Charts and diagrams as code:
────────────────────
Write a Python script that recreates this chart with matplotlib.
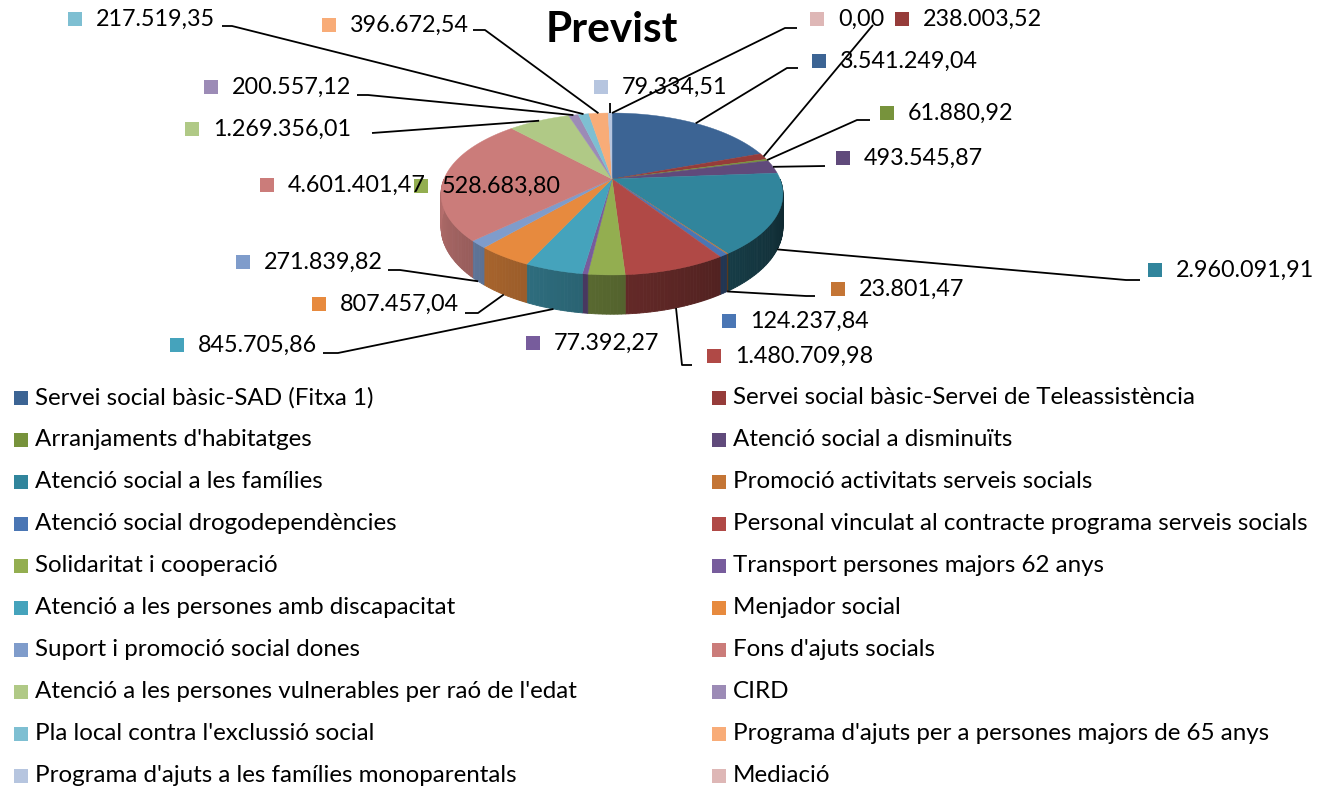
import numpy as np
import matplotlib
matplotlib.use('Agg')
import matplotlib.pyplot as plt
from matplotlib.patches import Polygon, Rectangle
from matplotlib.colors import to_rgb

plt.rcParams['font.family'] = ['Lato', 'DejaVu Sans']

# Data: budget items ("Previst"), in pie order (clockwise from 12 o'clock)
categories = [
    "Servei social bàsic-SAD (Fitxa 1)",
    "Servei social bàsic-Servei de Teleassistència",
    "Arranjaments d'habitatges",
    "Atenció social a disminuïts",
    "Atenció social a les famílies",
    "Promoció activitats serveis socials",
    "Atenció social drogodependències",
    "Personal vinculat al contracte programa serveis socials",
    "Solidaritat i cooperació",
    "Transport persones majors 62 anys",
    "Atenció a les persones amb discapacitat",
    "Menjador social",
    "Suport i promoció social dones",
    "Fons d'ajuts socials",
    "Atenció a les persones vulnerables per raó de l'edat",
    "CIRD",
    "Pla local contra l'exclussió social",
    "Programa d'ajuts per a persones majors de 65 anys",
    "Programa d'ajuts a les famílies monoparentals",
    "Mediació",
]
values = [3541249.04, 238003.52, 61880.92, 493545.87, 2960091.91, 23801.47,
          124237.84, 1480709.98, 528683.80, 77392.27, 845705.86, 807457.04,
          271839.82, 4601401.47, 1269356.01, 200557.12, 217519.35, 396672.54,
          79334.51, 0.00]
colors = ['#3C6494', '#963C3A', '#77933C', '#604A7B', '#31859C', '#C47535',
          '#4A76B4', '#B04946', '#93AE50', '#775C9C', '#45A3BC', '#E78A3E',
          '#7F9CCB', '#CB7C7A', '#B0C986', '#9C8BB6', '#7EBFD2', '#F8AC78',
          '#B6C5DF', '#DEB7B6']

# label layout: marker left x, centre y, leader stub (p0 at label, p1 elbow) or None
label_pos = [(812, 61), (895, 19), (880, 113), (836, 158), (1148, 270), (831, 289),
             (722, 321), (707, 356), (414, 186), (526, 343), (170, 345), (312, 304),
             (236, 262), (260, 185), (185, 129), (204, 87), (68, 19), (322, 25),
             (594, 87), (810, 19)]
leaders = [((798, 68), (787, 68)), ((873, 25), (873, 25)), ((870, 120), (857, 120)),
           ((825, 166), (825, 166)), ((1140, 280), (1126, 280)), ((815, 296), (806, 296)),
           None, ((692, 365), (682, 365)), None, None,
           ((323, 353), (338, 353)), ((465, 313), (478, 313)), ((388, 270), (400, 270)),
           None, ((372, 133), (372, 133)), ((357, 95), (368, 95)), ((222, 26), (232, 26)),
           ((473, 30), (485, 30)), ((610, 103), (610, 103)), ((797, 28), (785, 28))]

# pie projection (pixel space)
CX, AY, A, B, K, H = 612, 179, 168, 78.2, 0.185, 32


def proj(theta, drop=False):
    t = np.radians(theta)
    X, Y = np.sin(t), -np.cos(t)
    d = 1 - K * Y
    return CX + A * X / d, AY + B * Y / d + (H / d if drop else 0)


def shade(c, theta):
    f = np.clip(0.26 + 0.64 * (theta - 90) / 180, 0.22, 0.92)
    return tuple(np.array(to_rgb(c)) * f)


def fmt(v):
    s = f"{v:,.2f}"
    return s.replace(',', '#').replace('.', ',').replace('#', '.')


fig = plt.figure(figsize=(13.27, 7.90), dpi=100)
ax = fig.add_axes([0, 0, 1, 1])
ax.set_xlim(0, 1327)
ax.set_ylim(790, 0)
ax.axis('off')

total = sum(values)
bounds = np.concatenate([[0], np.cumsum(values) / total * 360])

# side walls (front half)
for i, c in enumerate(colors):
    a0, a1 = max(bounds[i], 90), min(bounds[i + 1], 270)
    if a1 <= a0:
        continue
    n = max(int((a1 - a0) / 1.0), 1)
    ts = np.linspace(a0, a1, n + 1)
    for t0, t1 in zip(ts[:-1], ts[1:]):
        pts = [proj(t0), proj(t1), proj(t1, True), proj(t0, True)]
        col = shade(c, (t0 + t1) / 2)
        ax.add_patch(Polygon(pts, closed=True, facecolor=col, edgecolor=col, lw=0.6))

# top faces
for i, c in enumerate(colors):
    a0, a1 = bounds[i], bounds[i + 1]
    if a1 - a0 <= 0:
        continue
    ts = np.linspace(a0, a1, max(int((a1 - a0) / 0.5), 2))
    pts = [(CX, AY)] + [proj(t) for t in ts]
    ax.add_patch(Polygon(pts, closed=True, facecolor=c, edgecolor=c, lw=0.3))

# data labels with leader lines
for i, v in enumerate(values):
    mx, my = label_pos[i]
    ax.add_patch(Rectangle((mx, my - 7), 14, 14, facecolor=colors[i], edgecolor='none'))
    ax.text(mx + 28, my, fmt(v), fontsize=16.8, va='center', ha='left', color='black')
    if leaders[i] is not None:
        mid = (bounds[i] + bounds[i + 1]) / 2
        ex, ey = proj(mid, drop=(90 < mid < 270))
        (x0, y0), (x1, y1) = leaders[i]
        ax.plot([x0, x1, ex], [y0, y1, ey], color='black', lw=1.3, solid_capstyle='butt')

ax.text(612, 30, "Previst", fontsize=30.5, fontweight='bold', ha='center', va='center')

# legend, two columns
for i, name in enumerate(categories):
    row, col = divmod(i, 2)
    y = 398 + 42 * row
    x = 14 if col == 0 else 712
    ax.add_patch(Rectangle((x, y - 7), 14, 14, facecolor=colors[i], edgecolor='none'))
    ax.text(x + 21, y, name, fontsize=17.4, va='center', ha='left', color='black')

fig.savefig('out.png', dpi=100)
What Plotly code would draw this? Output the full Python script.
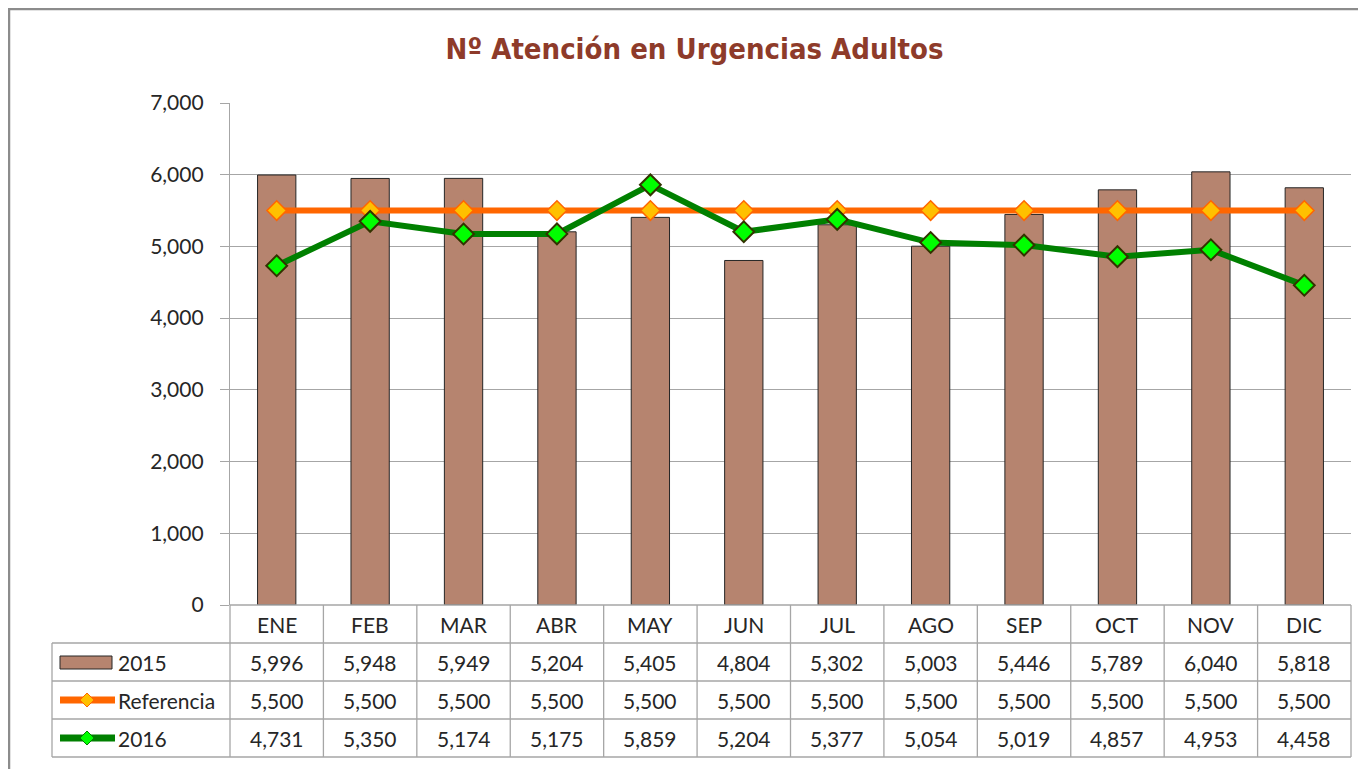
────────────────────
__What is asked__
Write out nothing but the lines from the start of the data through the line with "plt.rcParams['font.family'] = ['Lato', 'DejaVu". Leave out the pictures.

__Exercise output__
Write a Python script that recreates this chart with matplotlib.
import numpy as np
import matplotlib
matplotlib.use('Agg')
import matplotlib.pyplot as plt
from matplotlib.patches import Polygon, Rectangle
from matplotlib.colors import to_rgb

plt.rcParams['font.family'] = ['Lato', 'DejaVu Sans']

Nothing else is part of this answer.